Job
Don't include pictures. Quote the lines below from the first through the line that contains "(0,0) rectangle (624,515);".
--- BEGIN Information supplied ---
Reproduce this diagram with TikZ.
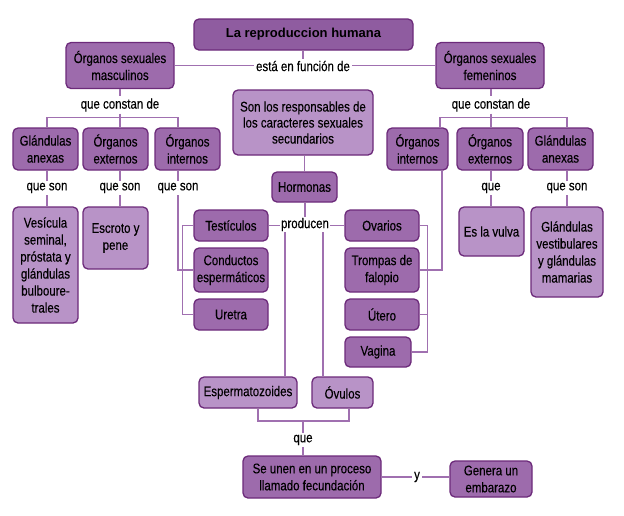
\documentclass[tikz,border=0pt]{standalone}
\usepackage{fontspec}
\setmainfont{Liberation Sans}[FakeStretch=0.82, FakeBold=0.3]
\newfontfamily\ttlfont{Liberation Sans}
\definecolor{dkfill}{RGB}{157,107,172}
\definecolor{ttlfill}{RGB}{143,92,160}
\definecolor{ltfill}{RGB}{184,147,199}
\definecolor{bord}{RGB}{108,42,122}
\definecolor{lnc}{RGB}{160,112,176}
\begin{document}
\begin{tikzpicture}[x=1pt,y=-1pt,
  font=\fontsize{14}{17}\selectfont,
  bx/.style={draw=bord, line width=1.3pt, rounded corners=5pt, align=center, inner sep=0pt, text=black},
  dk/.style={bx, fill=dkfill},
  lt/.style={bx, fill=ltfill},
  tt/.style={bx, fill=ttlfill},
  lbl/.style={fill=white, inner sep=2pt, text=black},
  ln/.style={draw=lnc, line width=1.1pt},
  sz/.style 2 args={minimum width=#1pt, minimum height=#2pt}
]
\useasboundingbox (0,0) rectangle (624,515);

% top
\node[tt, sz={219}{31}] (title) at (303.5,34.5) {\fontsize{13}{16}\ttlfont\bfseries La reproduccion humana};
\node[dk, sz={108}{46}] (masc) at (120,65.5) {Órganos sexuales\\masculinos};
\node[dk, sz={108}{46}] (fem) at (490,65.5) {Órganos sexuales\\femeninos};
\node[lbl] (fun) at (303,66) {está en función de};

% left
\node[lbl] (qcL) at (120,105) {que constan de};
\node[dk, sz={65}{42}] (Lglan) at (45.5,149) {Glándulas\\anexas};
\node[dk, sz={65}{42}] (Lext) at (115.5,149) {Órganos\\externos};
\node[dk, sz={65}{42}] (Lint) at (187.5,149) {Órganos\\internos};
\node[lbl] (qs1) at (47,188) {que son};
\node[lbl] (qs2) at (120,188) {que son};
\node[lbl] (qs3) at (178,188) {que son};
\node[lt, sz={65}{116}] (ves) at (45.5,265) {Vesícula\\seminal,\\próstata y\\glándulas\\bulboure-\\trales};
\node[lt, sz={65}{62}] (esc) at (115.5,238) {Escroto y\\pene};
\node[dk, sz={74}{31}] (test) at (231,225.5) {Testículos};
\node[dk, sz={74}{44}] (cond) at (231,270) {Conductos\\espermáticos};
\node[dk, sz={74}{31}] (ure) at (231,314.5) {Uretra};

% right
\node[lbl] (qcR) at (491,105) {que constan de};
\node[dk, sz={61}{42}] (Rint) at (417.5,149) {Órganos\\internos};
\node[dk, sz={66}{42}] (Rext) at (490,149) {Órganos\\externos};
\node[dk, sz={65}{42}] (Rglan) at (560.5,149) {Glándulas\\anexas};
\node[lbl] (qR2) at (491,188) {que};
\node[lbl] (qR3) at (567,188) {que son};
\node[lt, sz={65}{49}] (vulva) at (491.5,231.5) {Es la vulva};
\node[lt, sz={72}{90}] (gv) at (567,252) {Glándulas\\vestibulares\\y glándulas\\mamarias};
\node[dk, sz={74}{31}] (ova) at (382,225.5) {Ovarios};
\node[dk, sz={74}{44}] (tro) at (382,270) {Trompas de\\falopio};
\node[dk, sz={74}{31}] (ute) at (382,314.5) {Útero};
\node[dk, sz={66}{30}] (vag) at (378,352) {Vagina};

% center
\node[lt, sz={140}{65}, font=\fontsize{14}{16}\selectfont] (cen) at (303,122.5) {Son los responsables de\\los caracteres sexuales\\secundarios};
\node[dk, sz={65}{30}] (horm) at (304.5,187) {Hormonas};
\node[lbl, inner sep=1pt] (prod) at (305,224.5) {producen};
\node[lt, sz={98}{31}] (esp) at (248,392.5) {Espermatozoides};
\node[lt, sz={61}{31}] (ovu) at (342.5,392.5) {Óvulos};
\node[lbl] (que) at (303,440) {que};
\node[dk, sz={138}{42}] (union) at (312,477) {Se unen en un proceso\\llamado fecundación};
\node[lbl] (ylbl) at (417,477) {y};
\node[dk, sz={82}{36}] (gen) at (491,479) {Genera un\\embarazo};

% connectors top
\draw[ln] (title.south -| fun) -- (fun.north);
\draw[ln] (masc.east) -- (masc.east -| fun.west);
\draw[ln] (fem.west -| fun.east) -- (fem.west);

% left tree
\draw[ln] (masc.south) -- (qcL.north);
\draw[ln] (qcL.south) -- (qcL.south |- Lext.north);
\draw[ln] (Lglan.north -| qs1) -- ++(0,-10) -| (Lint.north -| qs3);
\draw[ln] (Lglan.south -| qs1) -- (qs1.north);
\draw[ln] (qs1.south) -- (qs1.south |- ves.north);
\draw[ln] (Lext.south -| qs2) -- (qs2.north);
\draw[ln] (qs2.south) -- (qs2.south |- esc.north);
\draw[ln] (Lint.south -| qs3) -- (qs3.north);
\draw[ln] (qs3.south) |- (cond.west);
\draw[ln] (test.west) -- ++(-11,0) |- (ure.west);

% right tree
\draw[ln] (fem.south -| qcR) -- (qcR.north);
\draw[ln] (qcR.south) -- (qcR.south |- Rext.north);
\draw[ln] ([xshift=22.5pt]Rint.north) -- ++(0,-10) -| (Rglan.north -| qR3);
\draw[ln] (Rext.south -| qR2) -- (qR2.north);
\draw[ln] (qR2.south) -- (qR2.south |- vulva.north);
\draw[ln] (Rglan.south -| qR3) -- (qR3.north);
\draw[ln] (qR3.south) -- (qR3.south |- gv.north);
\draw[ln] ([xshift=24.5pt]Rint.south) |- (tro.east);
\draw[ln] (ova.east) -- ++(8,0) |- (vag.east);
\draw[ln] (ute.east) -- ++(8,0);

% center
\draw[ln] (cen.south -| horm) -- (horm.north);
\draw[ln] (horm.south -| prod) -- (prod.north);
\draw[ln] (test.east) -- (test.east -| prod.west);
\draw[ln] (ova.west -| prod.east) -- (ova.west);
\draw[ln] ([xshift=37pt]esp.north) -- ([xshift=37pt]esp.north |- prod.south);
\draw[ln] ([xshift=-19.5pt]ovu.north) -- ([xshift=-19.5pt]ovu.north |- prod.south);
\coordinate (jq) at (303,421);
\draw[ln] ([xshift=10pt]esp.south) |- (jq) -| ([xshift=6.5pt]ovu.south);
\draw[ln] (jq) -- (que.north);
\draw[ln] (que.south) -- (que.south |- union.north);
\draw[ln] (union.east |- ylbl) -- (ylbl.west);
\draw[ln] (ylbl.east) -- (ylbl.east -| gen.west);
\end{tikzpicture}
\end{document}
--- END Information supplied ---
Response
Reproduce this diagram with TikZ.
\documentclass[tikz,border=0pt]{standalone}
\usepackage{fontspec}
\setmainfont{Liberation Sans}[FakeStretch=0.82, FakeBold=0.3]
\newfontfamily\ttlfont{Liberation Sans}
\definecolor{dkfill}{RGB}{157,107,172}
\definecolor{ttlfill}{RGB}{143,92,160}
\definecolor{ltfill}{RGB}{184,147,199}
\definecolor{bord}{RGB}{108,42,122}
\definecolor{lnc}{RGB}{160,112,176}
\begin{document}
\begin{tikzpicture}[x=1pt,y=-1pt,
  font=\fontsize{14}{17}\selectfont,
  bx/.style={draw=bord, line width=1.3pt, rounded corners=5pt, align=center, inner sep=0pt, text=black},
  dk/.style={bx, fill=dkfill},
  lt/.style={bx, fill=ltfill},
  tt/.style={bx, fill=ttlfill},
  lbl/.style={fill=white, inner sep=2pt, text=black},
  ln/.style={draw=lnc, line width=1.1pt},
  sz/.style 2 args={minimum width=#1pt, minimum height=#2pt}
]
\useasboundingbox (0,0) rectangle (624,515);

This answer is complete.